_To be done_
Working from the data below, reproduce exactly the lines starting at the one that holds "Reproduce this diagram with TikZ." and ending at the one that holds "(0,0) rectangle (1261,884);". Pictures are excluded.

_Provided information_
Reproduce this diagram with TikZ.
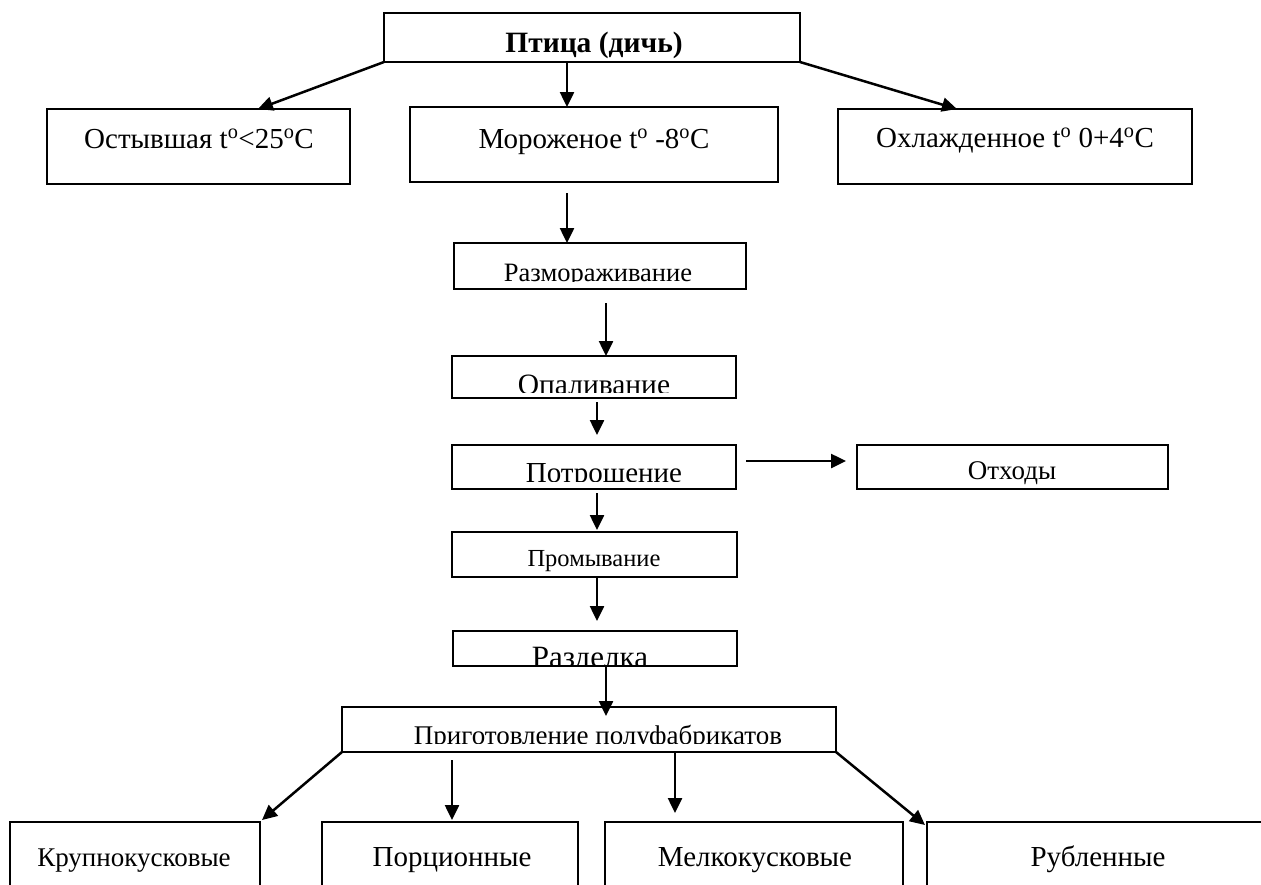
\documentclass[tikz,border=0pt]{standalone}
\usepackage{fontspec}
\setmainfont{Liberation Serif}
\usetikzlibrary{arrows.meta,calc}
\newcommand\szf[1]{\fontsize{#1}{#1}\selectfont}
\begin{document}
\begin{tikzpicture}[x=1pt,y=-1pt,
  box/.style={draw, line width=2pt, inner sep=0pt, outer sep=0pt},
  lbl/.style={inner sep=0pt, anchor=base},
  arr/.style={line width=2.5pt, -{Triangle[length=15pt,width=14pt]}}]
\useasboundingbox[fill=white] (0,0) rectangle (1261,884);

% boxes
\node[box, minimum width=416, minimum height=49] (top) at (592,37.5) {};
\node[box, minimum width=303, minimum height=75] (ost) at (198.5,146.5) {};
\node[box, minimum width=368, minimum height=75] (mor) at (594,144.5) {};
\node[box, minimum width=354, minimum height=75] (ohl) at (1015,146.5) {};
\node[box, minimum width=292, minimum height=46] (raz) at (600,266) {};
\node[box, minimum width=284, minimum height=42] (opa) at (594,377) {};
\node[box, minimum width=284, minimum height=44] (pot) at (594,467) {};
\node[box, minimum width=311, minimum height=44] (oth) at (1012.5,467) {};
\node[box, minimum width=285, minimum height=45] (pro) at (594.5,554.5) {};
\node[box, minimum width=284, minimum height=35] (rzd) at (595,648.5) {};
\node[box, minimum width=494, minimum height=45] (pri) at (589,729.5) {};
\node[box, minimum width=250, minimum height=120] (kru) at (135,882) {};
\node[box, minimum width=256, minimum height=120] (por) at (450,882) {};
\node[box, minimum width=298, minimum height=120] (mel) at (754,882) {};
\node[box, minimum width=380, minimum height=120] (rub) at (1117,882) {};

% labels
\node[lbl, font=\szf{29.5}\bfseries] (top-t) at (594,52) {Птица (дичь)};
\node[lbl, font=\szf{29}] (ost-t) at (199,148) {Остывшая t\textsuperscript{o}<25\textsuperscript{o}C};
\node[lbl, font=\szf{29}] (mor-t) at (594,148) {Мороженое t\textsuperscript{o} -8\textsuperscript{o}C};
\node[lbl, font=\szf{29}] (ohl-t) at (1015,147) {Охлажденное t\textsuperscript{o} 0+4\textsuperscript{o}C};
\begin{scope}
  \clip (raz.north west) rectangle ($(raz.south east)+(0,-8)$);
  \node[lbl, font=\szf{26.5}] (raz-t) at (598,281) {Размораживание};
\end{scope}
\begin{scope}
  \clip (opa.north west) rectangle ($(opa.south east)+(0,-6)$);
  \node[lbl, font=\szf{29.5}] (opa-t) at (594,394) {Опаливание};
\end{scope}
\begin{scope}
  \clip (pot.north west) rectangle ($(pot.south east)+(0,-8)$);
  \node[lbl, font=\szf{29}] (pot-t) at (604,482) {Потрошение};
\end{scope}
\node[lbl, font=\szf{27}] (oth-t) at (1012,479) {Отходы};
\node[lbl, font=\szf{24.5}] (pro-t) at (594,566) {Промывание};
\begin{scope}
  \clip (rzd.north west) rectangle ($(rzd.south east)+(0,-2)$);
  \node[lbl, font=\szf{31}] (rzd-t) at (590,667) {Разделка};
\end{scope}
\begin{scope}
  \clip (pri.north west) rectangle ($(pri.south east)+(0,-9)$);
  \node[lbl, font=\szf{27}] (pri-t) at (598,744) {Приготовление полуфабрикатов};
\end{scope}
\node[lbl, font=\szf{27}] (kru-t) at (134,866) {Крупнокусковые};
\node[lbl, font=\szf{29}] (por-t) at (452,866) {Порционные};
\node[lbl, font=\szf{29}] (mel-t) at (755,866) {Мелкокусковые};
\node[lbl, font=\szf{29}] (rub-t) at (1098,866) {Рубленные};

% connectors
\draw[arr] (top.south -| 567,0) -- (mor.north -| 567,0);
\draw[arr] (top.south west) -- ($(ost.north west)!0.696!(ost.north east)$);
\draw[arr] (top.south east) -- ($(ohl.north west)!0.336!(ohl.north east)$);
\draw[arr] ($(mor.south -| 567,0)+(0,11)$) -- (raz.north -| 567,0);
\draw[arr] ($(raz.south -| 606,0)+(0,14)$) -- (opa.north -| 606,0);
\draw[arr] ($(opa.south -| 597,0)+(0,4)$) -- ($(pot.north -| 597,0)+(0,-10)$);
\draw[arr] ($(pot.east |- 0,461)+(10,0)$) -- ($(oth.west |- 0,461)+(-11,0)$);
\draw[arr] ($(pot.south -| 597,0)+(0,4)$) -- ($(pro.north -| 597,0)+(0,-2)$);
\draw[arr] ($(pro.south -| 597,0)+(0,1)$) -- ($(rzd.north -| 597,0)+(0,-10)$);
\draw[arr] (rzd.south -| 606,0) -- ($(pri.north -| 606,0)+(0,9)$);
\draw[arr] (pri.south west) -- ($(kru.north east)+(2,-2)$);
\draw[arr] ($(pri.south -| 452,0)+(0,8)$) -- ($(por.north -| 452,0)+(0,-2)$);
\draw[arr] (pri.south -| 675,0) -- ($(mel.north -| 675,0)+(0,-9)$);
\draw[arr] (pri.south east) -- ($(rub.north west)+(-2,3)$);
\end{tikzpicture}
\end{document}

---

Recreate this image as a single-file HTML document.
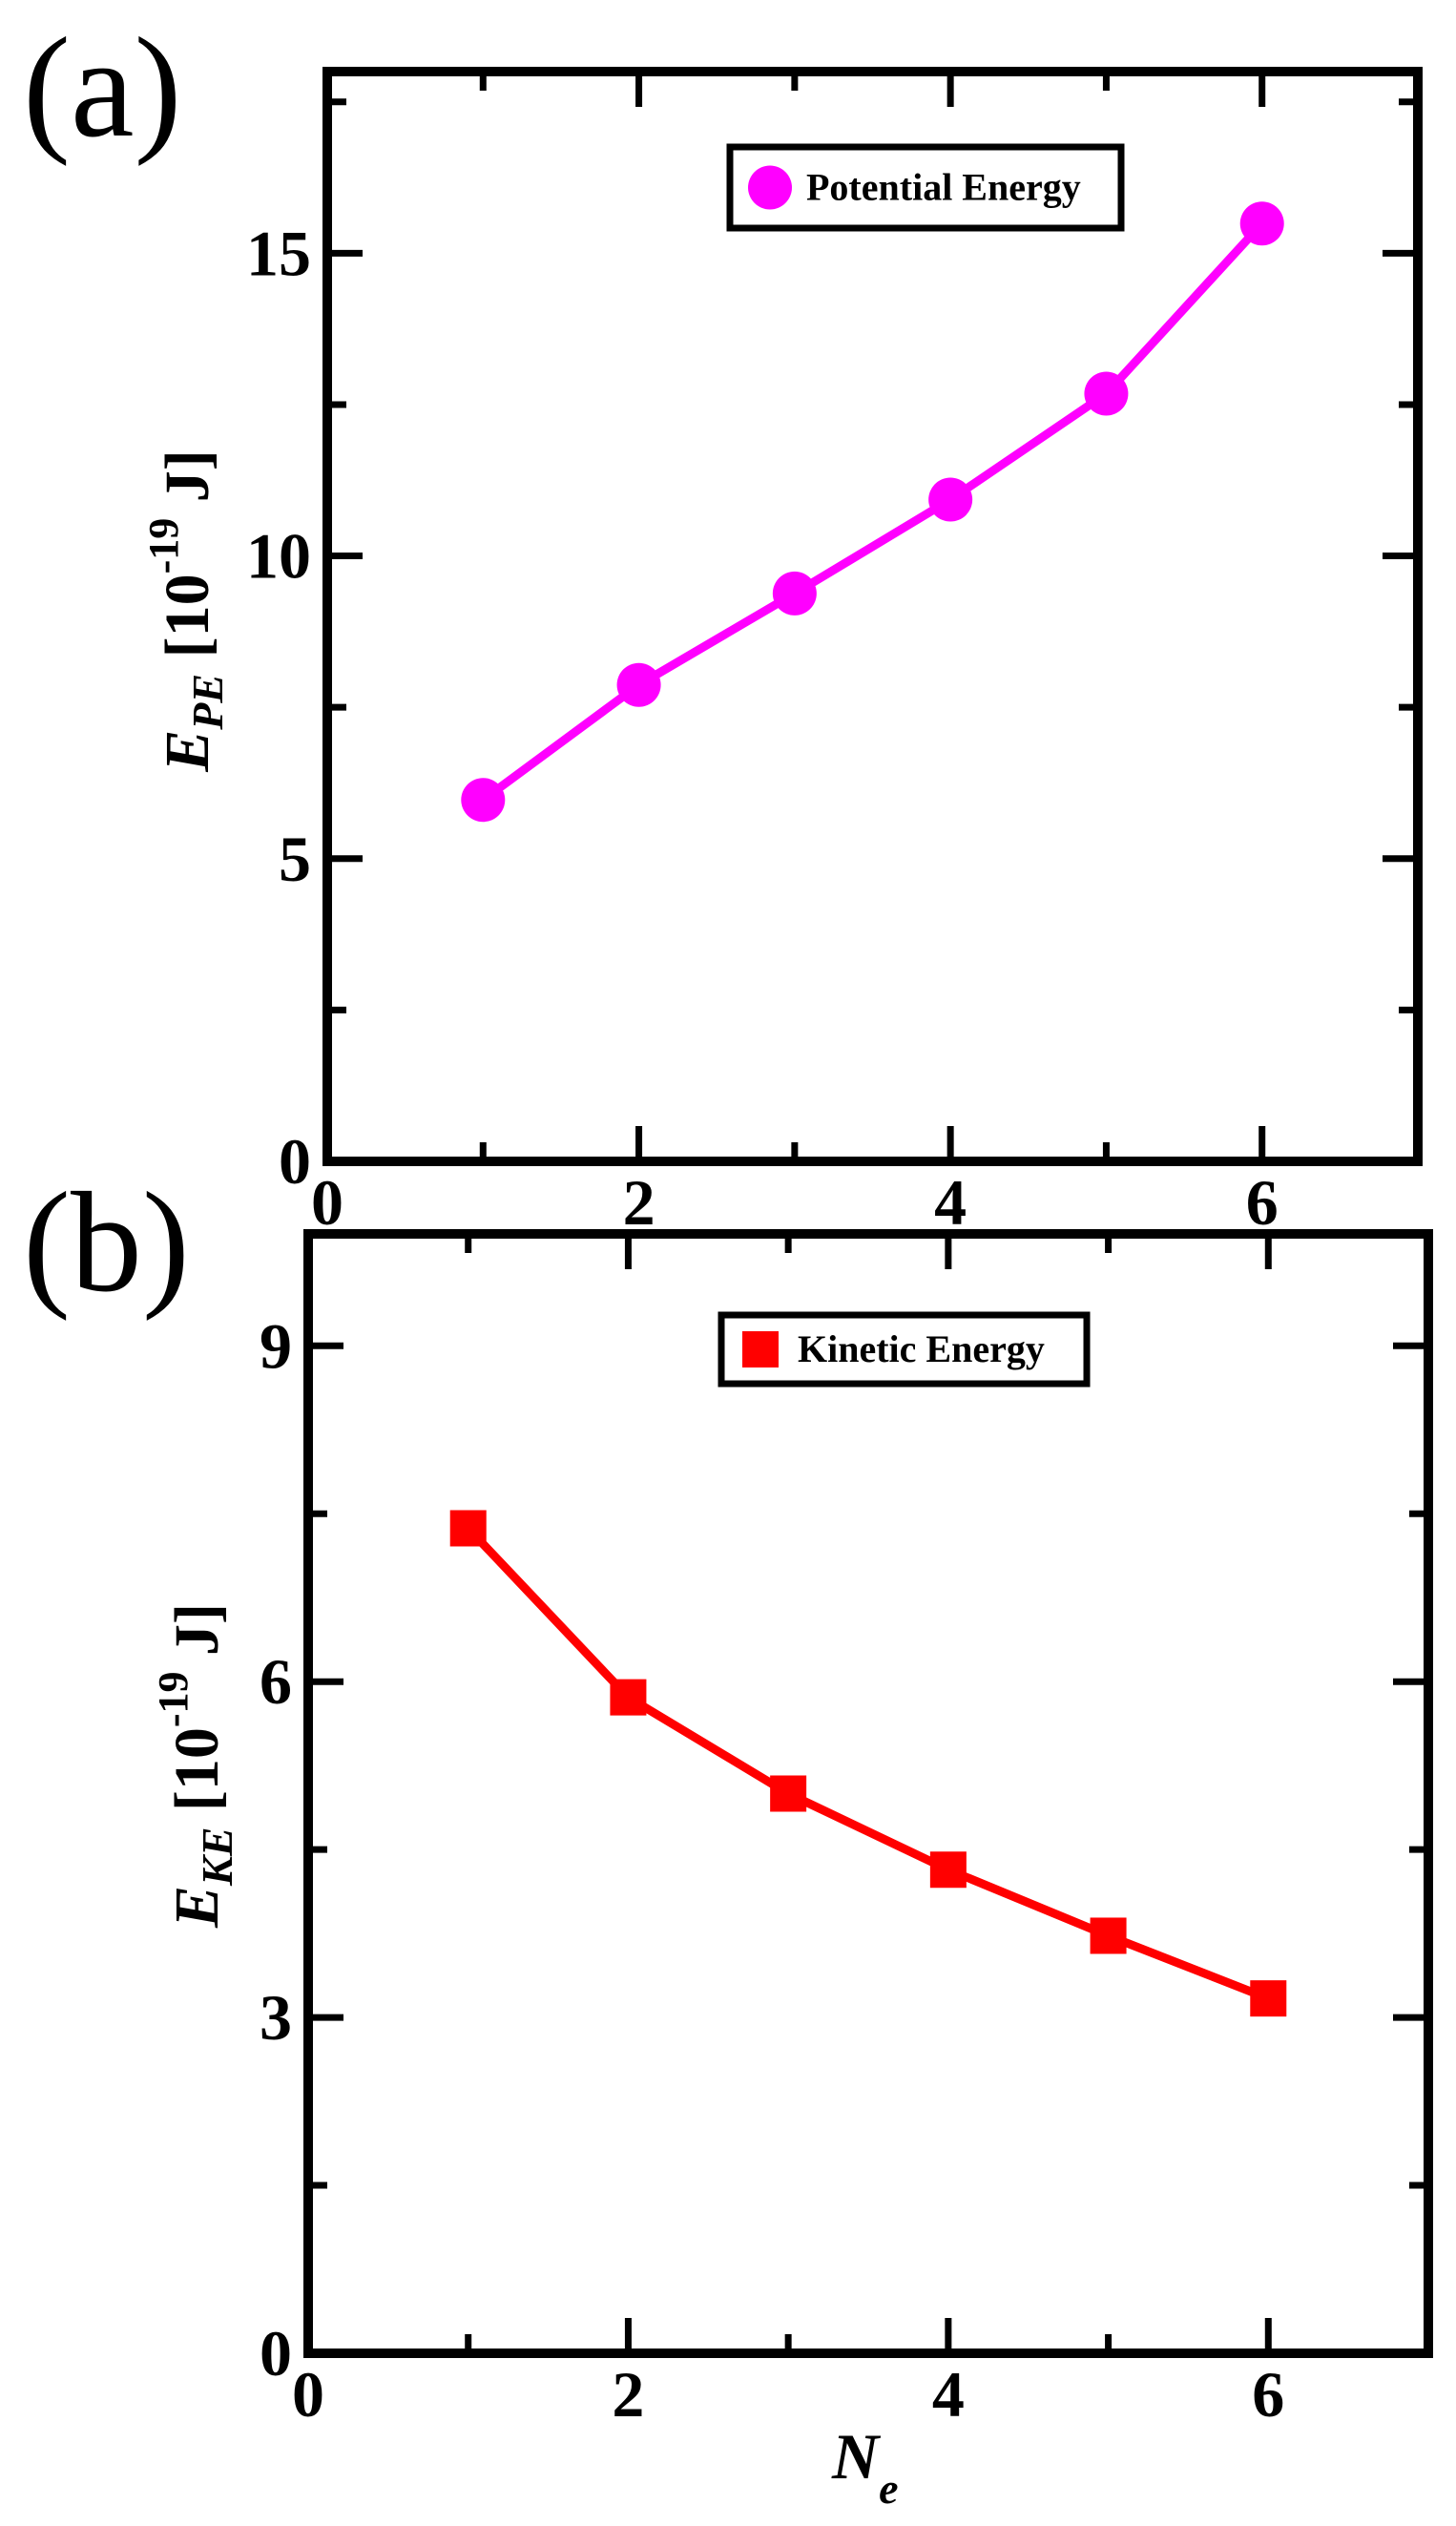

---

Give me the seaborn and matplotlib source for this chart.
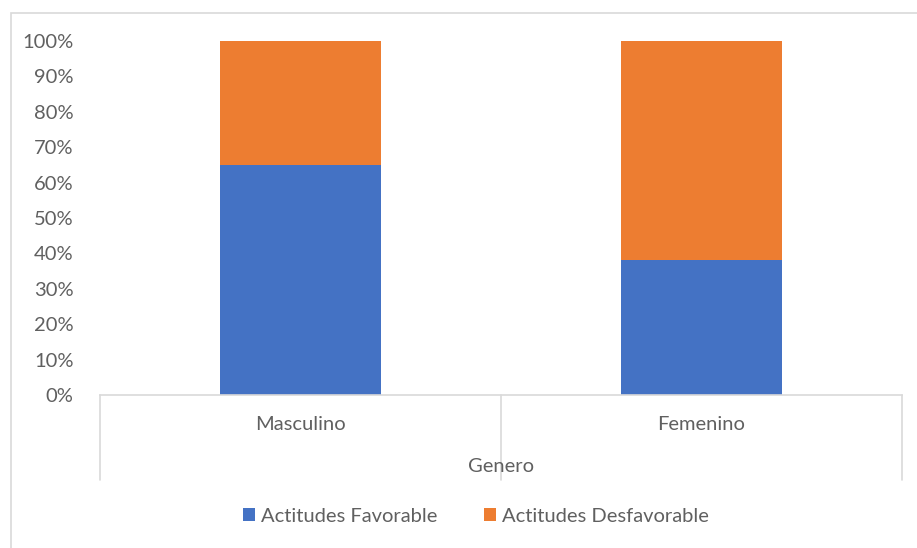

_Exercise solution_
Reproduce this diagram with TikZ.
\documentclass[tikz,border=0pt]{standalone}
\usepackage{fontspec}
\setmainfont{Liberation Serif}
\usetikzlibrary{arrows.meta,calc}
\newcommand\szf[1]{\fontsize{#1}{#1}\selectfont}
\begin{document}
\begin{tikzpicture}[x=1pt,y=-1pt,
  box/.style={draw, line width=2pt, inner sep=0pt, outer sep=0pt},
  lbl/.style={inner sep=0pt, anchor=base},
  arr/.style={line width=2.5pt, -{Triangle[length=15pt,width=14pt]}}]
\useasboundingbox[fill=white] (0,0) rectangle (1261,884);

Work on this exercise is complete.